Through their newly reported research, Henderson and colleagues monitored structural rearrangements in the HIV-1 Env with microsecond precision, and were able to capture a previously unknown structural transition. “Everything that everybody’s done to try to stabilize this (structure) won’t work, because of what we learned,” said Henderson. “It’s not that they did something wrong; it’s just that we didn’t know it moves this way.”

Coauthor Ashley Bennett, PhD, further explained, “As the virus feels for its best attachment point on a human T-cell, the host cell’s CD4 receptor is the first thing it latches onto. That connection is what then triggers the envelope structure to pop open, which in turn, exposes a co-receptor binding site “and that’s the event that actually matters.”

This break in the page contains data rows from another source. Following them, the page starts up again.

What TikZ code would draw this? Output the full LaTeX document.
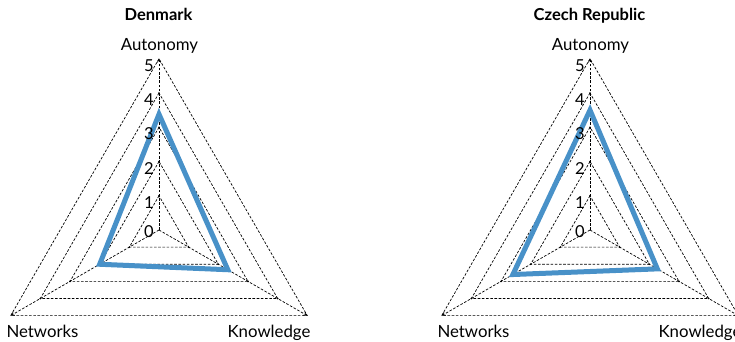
\documentclass[tikz,border=0pt]{standalone}
\usepackage{fontspec}
\setmainfont{Lato}
\usetikzlibrary{arrows.meta}
\definecolor{seriesblue}{RGB}{72,145,200}
\tikzset{
  gridline/.style={draw=black, line width=0.7pt, dash pattern=on 2.6pt off 1.6pt},
  axisline/.style={gridline, -{Straight Barb[length=3pt,width=3.5pt]}},
  series/.style={draw=seriesblue, line width=5pt, line join=miter},
  axislabel/.style={font=\fontsize{16.8}{17}\selectfont, inner sep=0pt, anchor=base},
  ticklabel/.style={font=\fontsize{16.5}{17}\selectfont, inner sep=0pt, anchor=north east},
  charttitle/.style={font=\fontsize{16.5}{17}\selectfont\bfseries, inner sep=0pt, anchor=base},
  vertexdot/.style={fill=black, circle, inner sep=0pt, minimum size=1.8pt},
}
% one radar chart: #1 name, #2 centre x, #3 title, #4 autonomy, #5 networks, #6 knowledge
\newcommand\radarchart[6]{%
  \begin{scope}[shift={(#2,-230)}]
    \coordinate (#1-c) at (0,0);
    \coordinate (#1-a) at (90:171.25);
    \coordinate (#1-n) at (210:171.25);
    \coordinate (#1-k) at (330:171.25);
    \foreach \l in {1,...,5}{
      \draw[gridline] (90:\l*34.25) -- (210:\l*34.25) -- (330:\l*34.25) -- cycle;
    }
    \foreach \l in {1,...,4}{
      \node[vertexdot] at (90:\l*34.25) {};
      \node[vertexdot] at (210:\l*34.25) {};
      \node[vertexdot] at (330:\l*34.25) {};
    }
    \draw[axisline] (#1-c) -- (#1-a);
    \draw[axisline] (#1-c) -- (#1-n);
    \draw[axisline] (#1-c) -- (#1-k);
    \draw[series] (90:#4*34.25) -- (210:#5*34.25) -- (330:#6*34.25) -- cycle;
    \node[ticklabel] at (-5,5) {0};
    \foreach \l in {1,...,5}{
      \node[ticklabel] at (-5,\l*34.25-0.5) {\l};
    }
    \node[axislabel] (#1-al) at (0.5,179) {Autonomy};
    \node[axislabel] (#1-nl) at (-116.5,-107) {Networks};
    \node[axislabel] (#1-kl) at (110,-107) {Knowledge};
    \node[charttitle] (#1-t) at (-0.5,209) {#3};
  \end{scope}
}
\begin{document}
\begin{tikzpicture}[x=1pt,y=1pt]
  \useasboundingbox (0,-342) rectangle (735,0);
  \clip (0,-342) rectangle (735,0);
  \radarchart{dk}{159}{Denmark}{3.38}{2.0}{2.32}
  \radarchart{cz}{590}{Czech Republic}{3.5}{2.6}{2.27}
\end{tikzpicture}
\end{document}
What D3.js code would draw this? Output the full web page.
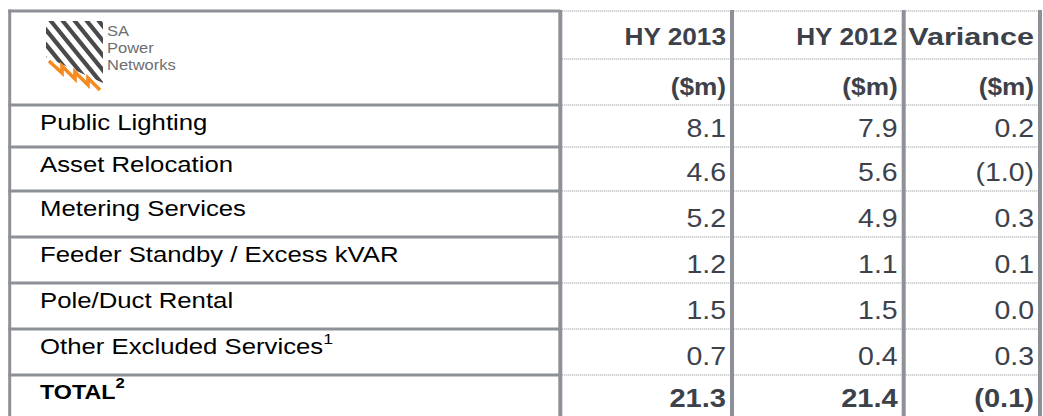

Once both molecules of the virus are bound to the cell membrane, the process of injecting viral RNA can begin. “If it gets inside the cell, your infection is now permanent,” Henderson said.  “If you get infected, you’ve already lost the game because it’s a retrovirus,” Bennett agreed.

Postdoctoral researcher Ashley Bennett (left) and Associate Professor Rory Henderson of the Duke Human Vaccine Institute with 3D printed models of HIV surface proteins.
Postdoctoral researcher Ashley Bennett (left) and Associate Professor Rory Henderson of the Duke Human Vaccine Institute with 3D printed models of HIV surface proteins. [Duke University]
The moving structure the team found protects the sensitive co-receptor binding site on the virus.” In two distinct Env variants, we detected a transition that correlated with known Env structure rearrangements with a time constant in the hundreds of microseconds range,” the authors wrote. Henderson added, “It’s also a latch to keep it from springing until it’s ready to spring.” Feasibly, keeping it latched with a specific antibody would stop the process of infection.

To see the viral parts in various states of open, closed and in-between, Bennett and Henderson used an electron accelerator at the Argonne National Laboratory outside Chicago that produces X-rays in wavelengths that can resolve something as small as a single atom. The team was awarded three 120-hour blocks of time with the synchrotron to try to get as much data as they could in marathon sessions. “Basically, you just go until you can’t anymore,” Bennett said.

Earlier research elsewhere had argued that antibodies were being designed for the wrong shapes on the virus and this work shows that was probably correct. “The question has been ‘why, when we immunize, are we getting antibodies to places that are supposed to be blocked?’” Henderson said. Part of the answer should lie in this particular structure and its shape-shifting. “It’s the interplay between the antibody binding and what this shape is that’s really critical about the work that we did,” Henderson said. “And that led us to design an immunogen the day we got back from the first experiment. We think we know how this works.”

The authors further concluded, “In summary, these results show that transient intermediate states observable only on a microsecond scale play an essential role in controlling HIV-1 Env conformation. Blocking these early transitions is likely an important consideration in vaccine development efforts to ensure that maturing antibodies remain on track to develop neutralization breadth.”